5 Ways to Make the Perfect Explainer Video for a Southeast Asian Audience
Keep it short, sweet, and crystal clear
PHOTO CREDIT: Getty Images
While the vision an entrepreneur wants to achieve may be crystal clear to him, others may not be able to see it right away. This is where the explainer video can come in handy, which distills a start-up’s value proposition and business model in a short one to two minutes.
Though explainer videos are a crucial communications tool, brands may have trouble in getting them just right. Indonesia-based Breadnbeyond, which has produced more than 500 explainer videos for start-ups across the world, is an expert at this craft.
Apart from basic pointers, such as limiting explainer videos to 60 to 90 seconds, and making the video as visually attractive as possible, Andre Oentoro, founder and CEO of Breadnbeyond, has specific, actionable advice for brands in Southeast Asia.
1. Include a call to action
Brands too often still don’t ask the people who watch their video to do anything. Oentoro gave a convincing analogy for how useless it is to create an explainer video without a call to action.
“Let’s put it this way: you send out a party invitation to everyone on your contact list, but you don’t include the venue and time,” he says, “Nobody will show up.”

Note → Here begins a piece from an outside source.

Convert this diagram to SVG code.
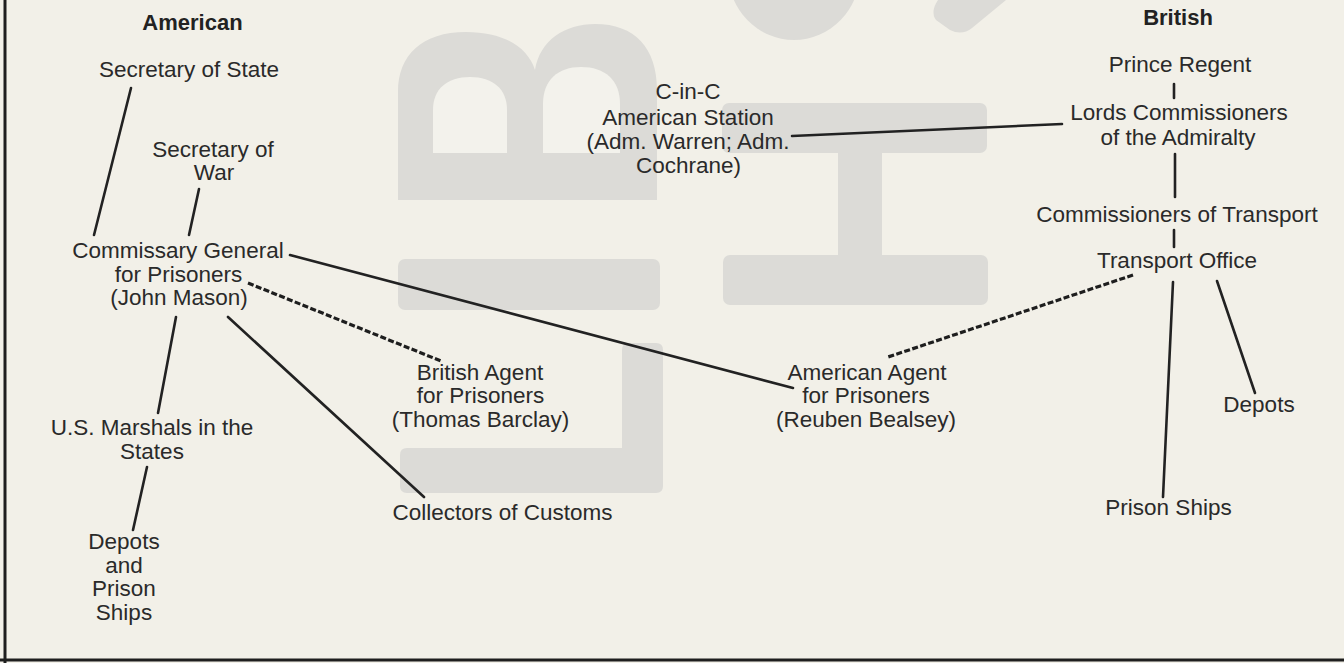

2. Stay involved in the process
With a firm like Breadnbeyond, some clients may assume that it’s sufficient to brief them on what you want and then sit back and let them work their magic. This, of course, is less than ideal.
Oentoro says they try to engage with clients throughout the process as much as possible. He says, “We do this because we realize that nobody knows a company better than themselves. We might know some information about what they sell and where they’re from, but we can’t know for sure who your target market is,” he says. “In other words, if you’re a start-up and about to make an explainer video, be sure to stay involved with the process.”

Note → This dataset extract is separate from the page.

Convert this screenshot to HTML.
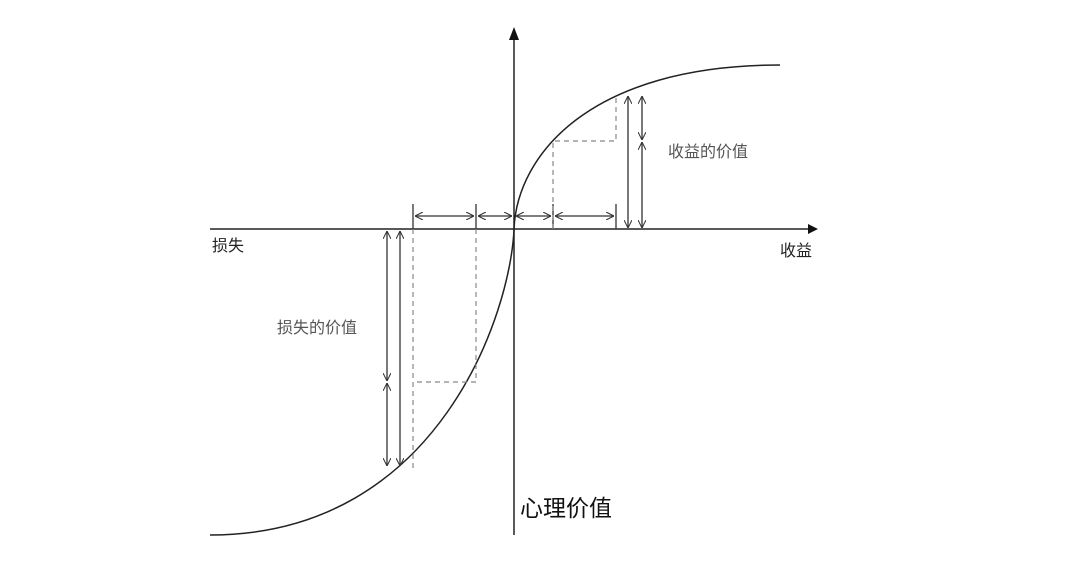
<!DOCTYPE html>
<html><head><meta charset="utf-8"><style>
html,body{margin:0;padding:0;background:#fff;}
svg{display:block}
text{font-family:"Liberation Sans","Noto Sans CJK SC",sans-serif;}
</style></head><body>
<svg width="1080" height="579" viewBox="0 0 1080 579" xmlns="http://www.w3.org/2000/svg">
<defs>
<marker id="a" viewBox="0 0 10 10" refX="10" refY="5" markerWidth="8" markerHeight="8" orient="auto-start-reverse" markerUnits="userSpaceOnUse">
<path d="M0,0 L10,5 L0,10" fill="none" stroke="#333" stroke-width="1.3"/></marker>
</defs>
<g stroke="#222" stroke-width="1.5" fill="none">
<line x1="210" y1="229" x2="808" y2="229"/>
<line x1="514" y1="535" x2="514" y2="38"/>
<path d="M514,229 C517,155 590,65 780,65"/>
<path d="M514,229 C511,310 440,535 210,535"/>
</g>
<polygon points="808,224 818,229 808,234" fill="#111"/>
<polygon points="509,40 514,27 519,40" fill="#111"/>
<g stroke="#333" stroke-width="1.3">
<line x1="413" y1="204" x2="413" y2="229"/>
<line x1="476" y1="204" x2="476" y2="229"/>
<line x1="553" y1="204" x2="553" y2="229"/>
<line x1="616" y1="204" x2="616" y2="229"/>
</g>
<g stroke="#333" stroke-width="1.3" marker-start="url(#a)" marker-end="url(#a)">
<line x1="415" y1="216" x2="474" y2="216"/>
<line x1="478" y1="216" x2="512" y2="216"/>
<line x1="516" y1="216" x2="551" y2="216"/>
<line x1="555" y1="216" x2="614" y2="216"/>
<line x1="628" y1="96" x2="628" y2="228"/>
<line x1="642" y1="96" x2="642" y2="140"/>
<line x1="642" y1="142" x2="642" y2="228"/>
<line x1="387" y1="231" x2="387" y2="381"/>
<line x1="387" y1="383" x2="387" y2="466"/>
<line x1="400" y1="231" x2="400" y2="466"/>
</g>
<g stroke="#888" stroke-width="1.2" stroke-dasharray="5,4" fill="none">
<polyline points="553,229 553,141 616,141 616,95"/>
<polyline points="413,229 413,468"/>
<polyline points="476,229 476,382 413,382"/>
</g>
<text x="668" y="157" font-size="16" fill="#555">收益的价值</text>
<text x="277" y="333" font-size="16" fill="#555">损失的价值</text>
<text x="212" y="251" font-size="16" fill="#222">损失</text>
<text x="780" y="256" font-size="16" fill="#222">收益</text>
<text x="520" y="516" font-size="23" fill="#111">心理价值</text>
</svg>
</body></html>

And don’t be afraid to pitch your ideas.
“For start-ups with wild ideas: don’t be afraid to pitch any wild ideas to whichever studio you pick to make your explainer video,” he adds.
3. Measure the explainer video’s performance
Oentoro recommends A/B testing between how a page performs with and without an explainer video. “No design changes, just the addition of explainer video,” he says.

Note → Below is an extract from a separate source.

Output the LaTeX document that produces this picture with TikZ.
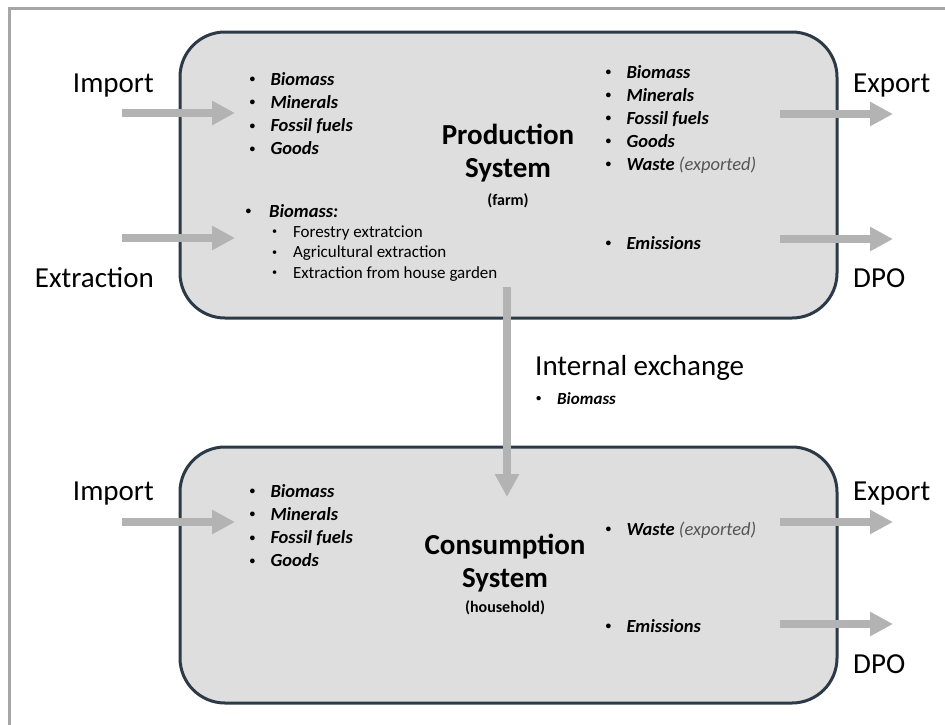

While he says that traffic and views are an important concern, much more relevant is exposure to your target audience, particularly with regard to how often they are converting to your specific call to action.
“Remember that being known by a few people that are relevant is more important than being known by thousands of irrelevant people. Do not stress over small number of views. As long as you ensure that those viewers are within your target market, you’ll be fine,” he says.
4. Consider localization
Since companies in Southeast Asia may operate in several different markets, he suggests that founders consider the extent to which they will need to localize the explainer video. But there is no hard rule.
“As an example, there is a commercial explainer video in Bahasa made by Go-Jek, an Indonesian unicorn start-up. Their target market is Indonesian-speakingpeople. In that case, it doesn’t need captions in other languages,” Oentoro says.
In contrast, Breadnbeyond made an explainer video for DesignCrowd, which they wanted to spread across different countries. As a result, they went beyond including just localized captions and went straight ahead into producing localized scripts.
“We translated the script to six different languages and several English dialects (Australian English, British English, US English, Indian English, etc.). This one obviously needs to have some degree of captioning, in English and/or other languages,” he says.
5. Promote, promote, and promote
Oentoro says the ideal place to put your explainer video on your website is where it can be most easily seen. “That means at the top (vertically) and center (horizontally) of your homepage or landing page,” he says.
Still, start-ups shouldn’t just place the video there and pray it converts—founders have to actively promote the page. Breadnbeyond, for example, experimented with Facebook Ads.
“I had conducted some experiments with our own video, and we can get our cost per engagement as low as $0.01, which is great,” he says, but notes that it’s not so much the specific actions that matter but your orientation. “What really matters is you track the results and analyze it, and do something to improve them.”